The baulk rings are not designed to "lock out" gears above certain speeds. They are simply designed to slow down the shift long enough for the cone clutches to do their job. There are times when it may feel like a gear is "locked out" because of the baulk rings functioning, but that should never be relied upon in the same way that an actual "lock out" would be.

ZV
 

Zenmervolt

Elite member
Oct 22, 2000
24,514
44
91
The transmission in the 2015 Z06 Vette shifts faster than a DCT.

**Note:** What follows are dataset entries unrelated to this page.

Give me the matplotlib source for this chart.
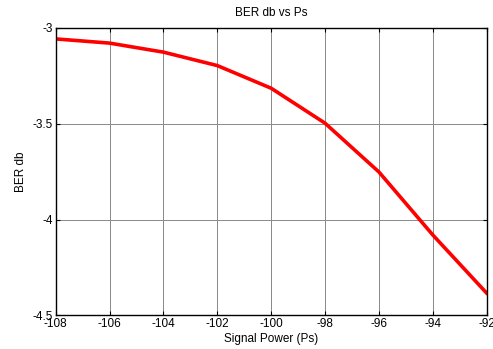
import numpy as np
import matplotlib
matplotlib.use('Agg')
import matplotlib.pyplot as plt

plt.rcParams['font.family'] = ['Liberation Sans', 'DejaVu Sans']
plt.rcParams['axes.unicode_minus'] = False

# signal power (dBm) and BER (db)
ps = [-108, -106, -104, -102, -100, -98, -96, -94, -92]
ber_db = [-3.059, -3.081, -3.128, -3.198, -3.316, -3.498, -3.752, -4.08, -4.383]

fig = plt.figure(figsize=(4.93, 3.49), dpi=100)
ax = fig.add_axes([0.113, 0.096, 0.874, 0.825])

ax.plot(ps, ber_db, color='red', lw=2.6)

ax.set_xlim(-108, -92)
ax.set_ylim(-4.5, -3)
ax.set_xticks(np.arange(-108, -91, 2))
ax.set_yticks([-4.5, -4, -3.5, -3])
ax.set_yticklabels(['-4.5', '-4', '-3.5', '-3'])
ax.grid(True, color='#888888', lw=0.7, ls='-')
ax.tick_params(direction='in', top=True, right=True, labelsize=8.5, length=3, pad=2)
for s in ax.spines.values():
    s.set_linewidth(1.0)

ax.set_xlabel('Signal Power (Ps)', fontsize=8.5, labelpad=2)
ax.set_ylabel('BER db', fontsize=8.5, labelpad=4)
ax.set_title('BER db vs Ps', fontsize=8.5, pad=8)

plt.savefig('out.png', dpi=100)
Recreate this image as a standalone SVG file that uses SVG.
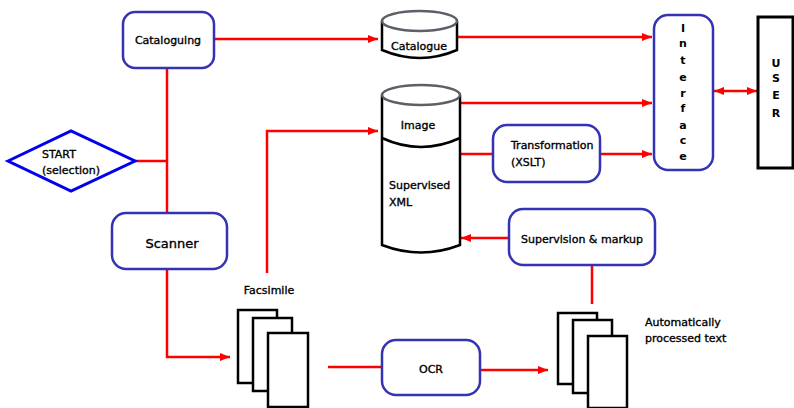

http://gmauthority.com/blog/2014/01...orvette-z06-shifts-faster-than-a-dual-clutch/

I am skeptical of this given that they don't actually quote the shift time. DCTs vary in shift time from around 250 milliseconds in older DCTs to as little as 8 milliseconds in the newest VW DSG models.

I would be very surprised to find out that the 8-speed automatic in the 2015 Corvette was managing shifts faster than VW's 8 millisecond times.

(I'm also skeptical of any automotive blogger who is stupid enough to call a 2.73 rear end "taller" than a 2.41 rear end. That's ass-backwards, which should be obvious to anyone with even a wisp of knowledge of cars.)